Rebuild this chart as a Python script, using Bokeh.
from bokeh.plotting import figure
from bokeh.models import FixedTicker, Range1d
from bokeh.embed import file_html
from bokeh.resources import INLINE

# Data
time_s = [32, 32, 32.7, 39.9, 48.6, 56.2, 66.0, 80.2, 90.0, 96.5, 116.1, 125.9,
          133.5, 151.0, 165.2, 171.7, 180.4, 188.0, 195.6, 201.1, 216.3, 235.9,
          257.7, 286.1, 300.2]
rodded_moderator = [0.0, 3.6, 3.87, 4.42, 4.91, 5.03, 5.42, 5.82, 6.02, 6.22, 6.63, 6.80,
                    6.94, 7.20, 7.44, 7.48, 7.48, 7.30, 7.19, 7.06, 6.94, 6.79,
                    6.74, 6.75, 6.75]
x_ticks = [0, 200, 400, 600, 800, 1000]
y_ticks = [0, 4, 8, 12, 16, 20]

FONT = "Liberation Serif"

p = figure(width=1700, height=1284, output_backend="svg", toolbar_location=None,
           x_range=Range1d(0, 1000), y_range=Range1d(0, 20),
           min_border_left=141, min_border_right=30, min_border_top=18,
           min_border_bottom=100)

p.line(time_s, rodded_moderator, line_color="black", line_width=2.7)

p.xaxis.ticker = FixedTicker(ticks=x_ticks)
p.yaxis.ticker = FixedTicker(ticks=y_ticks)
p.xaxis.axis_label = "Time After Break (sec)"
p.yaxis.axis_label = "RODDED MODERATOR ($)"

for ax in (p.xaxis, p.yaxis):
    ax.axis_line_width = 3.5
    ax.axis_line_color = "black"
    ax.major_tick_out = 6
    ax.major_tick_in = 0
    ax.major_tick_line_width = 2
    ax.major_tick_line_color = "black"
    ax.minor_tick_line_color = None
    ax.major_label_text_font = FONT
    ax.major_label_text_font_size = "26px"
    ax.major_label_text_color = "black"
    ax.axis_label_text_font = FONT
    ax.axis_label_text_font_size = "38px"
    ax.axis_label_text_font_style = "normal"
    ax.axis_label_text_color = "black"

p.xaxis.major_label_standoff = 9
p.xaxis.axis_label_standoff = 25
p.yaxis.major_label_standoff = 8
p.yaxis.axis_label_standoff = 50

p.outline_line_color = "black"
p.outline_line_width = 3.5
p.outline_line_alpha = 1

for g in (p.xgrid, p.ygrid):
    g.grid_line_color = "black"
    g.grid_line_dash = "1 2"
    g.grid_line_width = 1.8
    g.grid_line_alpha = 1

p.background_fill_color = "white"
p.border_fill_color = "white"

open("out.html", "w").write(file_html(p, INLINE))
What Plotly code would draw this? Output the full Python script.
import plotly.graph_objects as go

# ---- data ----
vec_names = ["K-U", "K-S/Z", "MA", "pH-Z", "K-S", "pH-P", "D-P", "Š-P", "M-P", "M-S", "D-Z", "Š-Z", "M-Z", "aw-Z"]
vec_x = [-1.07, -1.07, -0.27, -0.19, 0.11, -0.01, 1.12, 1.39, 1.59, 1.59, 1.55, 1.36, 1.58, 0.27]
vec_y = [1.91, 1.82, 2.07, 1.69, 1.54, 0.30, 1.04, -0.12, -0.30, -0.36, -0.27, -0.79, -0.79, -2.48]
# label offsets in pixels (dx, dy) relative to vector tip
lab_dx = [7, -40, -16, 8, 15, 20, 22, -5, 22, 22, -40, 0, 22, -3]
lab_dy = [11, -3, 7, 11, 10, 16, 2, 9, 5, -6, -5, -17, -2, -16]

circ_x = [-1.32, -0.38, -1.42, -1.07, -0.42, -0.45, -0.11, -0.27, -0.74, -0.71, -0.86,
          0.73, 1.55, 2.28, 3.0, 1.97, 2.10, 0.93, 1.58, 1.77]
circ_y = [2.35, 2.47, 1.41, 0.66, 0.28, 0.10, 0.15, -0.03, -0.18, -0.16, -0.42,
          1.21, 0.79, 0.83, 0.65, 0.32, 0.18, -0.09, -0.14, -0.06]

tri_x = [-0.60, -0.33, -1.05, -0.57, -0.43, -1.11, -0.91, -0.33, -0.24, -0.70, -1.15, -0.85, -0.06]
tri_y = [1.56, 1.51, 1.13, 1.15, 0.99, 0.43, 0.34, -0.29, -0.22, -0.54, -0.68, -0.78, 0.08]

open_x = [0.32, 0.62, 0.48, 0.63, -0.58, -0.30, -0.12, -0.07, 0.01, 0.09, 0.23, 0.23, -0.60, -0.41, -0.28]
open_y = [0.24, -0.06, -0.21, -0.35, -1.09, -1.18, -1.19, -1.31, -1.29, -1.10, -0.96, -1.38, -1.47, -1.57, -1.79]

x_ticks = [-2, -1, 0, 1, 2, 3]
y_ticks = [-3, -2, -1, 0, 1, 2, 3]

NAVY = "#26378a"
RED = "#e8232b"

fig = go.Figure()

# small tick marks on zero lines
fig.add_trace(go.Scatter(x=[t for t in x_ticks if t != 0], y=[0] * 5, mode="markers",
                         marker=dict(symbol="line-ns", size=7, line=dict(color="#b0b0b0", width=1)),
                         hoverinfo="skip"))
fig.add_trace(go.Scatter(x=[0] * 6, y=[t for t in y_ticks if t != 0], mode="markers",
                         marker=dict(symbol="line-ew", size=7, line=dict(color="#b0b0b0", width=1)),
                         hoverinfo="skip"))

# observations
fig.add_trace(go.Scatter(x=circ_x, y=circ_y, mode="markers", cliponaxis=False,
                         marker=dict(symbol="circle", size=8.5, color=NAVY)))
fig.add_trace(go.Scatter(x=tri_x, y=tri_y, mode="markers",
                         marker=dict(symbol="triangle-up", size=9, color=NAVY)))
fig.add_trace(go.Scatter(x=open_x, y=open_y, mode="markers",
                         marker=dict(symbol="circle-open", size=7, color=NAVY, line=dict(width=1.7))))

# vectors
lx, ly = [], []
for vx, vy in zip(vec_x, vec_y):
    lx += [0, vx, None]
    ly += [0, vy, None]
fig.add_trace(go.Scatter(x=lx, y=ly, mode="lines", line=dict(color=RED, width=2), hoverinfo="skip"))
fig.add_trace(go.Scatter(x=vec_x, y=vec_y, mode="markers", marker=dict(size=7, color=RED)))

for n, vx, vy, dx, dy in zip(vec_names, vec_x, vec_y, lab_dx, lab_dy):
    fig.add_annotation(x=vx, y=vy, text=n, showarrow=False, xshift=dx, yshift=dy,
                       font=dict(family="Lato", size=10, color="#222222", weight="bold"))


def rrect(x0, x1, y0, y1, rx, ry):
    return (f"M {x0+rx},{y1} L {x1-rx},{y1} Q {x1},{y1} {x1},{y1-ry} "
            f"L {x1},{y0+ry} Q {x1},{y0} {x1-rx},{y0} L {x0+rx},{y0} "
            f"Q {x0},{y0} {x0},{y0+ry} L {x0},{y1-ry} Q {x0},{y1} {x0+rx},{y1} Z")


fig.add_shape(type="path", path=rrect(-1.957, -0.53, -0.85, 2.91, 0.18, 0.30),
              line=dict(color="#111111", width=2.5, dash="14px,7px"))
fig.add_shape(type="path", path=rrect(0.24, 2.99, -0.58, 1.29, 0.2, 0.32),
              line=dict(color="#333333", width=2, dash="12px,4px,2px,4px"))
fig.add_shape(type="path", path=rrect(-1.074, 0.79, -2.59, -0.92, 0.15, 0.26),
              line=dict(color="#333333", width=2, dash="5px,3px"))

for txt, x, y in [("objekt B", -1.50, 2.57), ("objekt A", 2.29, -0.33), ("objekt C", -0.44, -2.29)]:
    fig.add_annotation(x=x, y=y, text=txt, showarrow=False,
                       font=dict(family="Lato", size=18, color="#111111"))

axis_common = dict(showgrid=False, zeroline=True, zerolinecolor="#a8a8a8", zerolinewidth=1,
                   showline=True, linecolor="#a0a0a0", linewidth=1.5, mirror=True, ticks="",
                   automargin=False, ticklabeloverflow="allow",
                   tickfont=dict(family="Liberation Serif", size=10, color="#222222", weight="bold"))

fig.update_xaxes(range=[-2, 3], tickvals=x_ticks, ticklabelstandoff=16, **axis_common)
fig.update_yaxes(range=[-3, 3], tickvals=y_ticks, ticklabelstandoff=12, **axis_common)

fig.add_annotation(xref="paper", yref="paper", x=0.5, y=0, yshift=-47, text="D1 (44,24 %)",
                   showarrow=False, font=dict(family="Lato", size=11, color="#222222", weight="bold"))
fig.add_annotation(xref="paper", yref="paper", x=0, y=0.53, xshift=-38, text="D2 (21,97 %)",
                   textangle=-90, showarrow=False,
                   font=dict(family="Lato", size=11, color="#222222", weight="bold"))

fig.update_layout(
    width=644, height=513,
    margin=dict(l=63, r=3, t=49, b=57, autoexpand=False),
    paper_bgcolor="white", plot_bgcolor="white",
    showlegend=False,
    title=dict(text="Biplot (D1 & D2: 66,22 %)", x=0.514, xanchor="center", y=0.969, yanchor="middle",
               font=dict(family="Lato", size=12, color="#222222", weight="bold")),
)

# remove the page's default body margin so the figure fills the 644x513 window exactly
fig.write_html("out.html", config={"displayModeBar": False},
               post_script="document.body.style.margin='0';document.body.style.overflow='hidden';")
────────────────────
• [Instructions for the task] Repeat the records above line by line, from the first line through the line that contains "from bokeh.resources import INLINE".

• [Task result]
Rebuild this chart as a Python script, using Bokeh.
from bokeh.plotting import figure
from bokeh.models import FixedTicker, Range1d
from bokeh.embed import file_html
from bokeh.resources import INLINE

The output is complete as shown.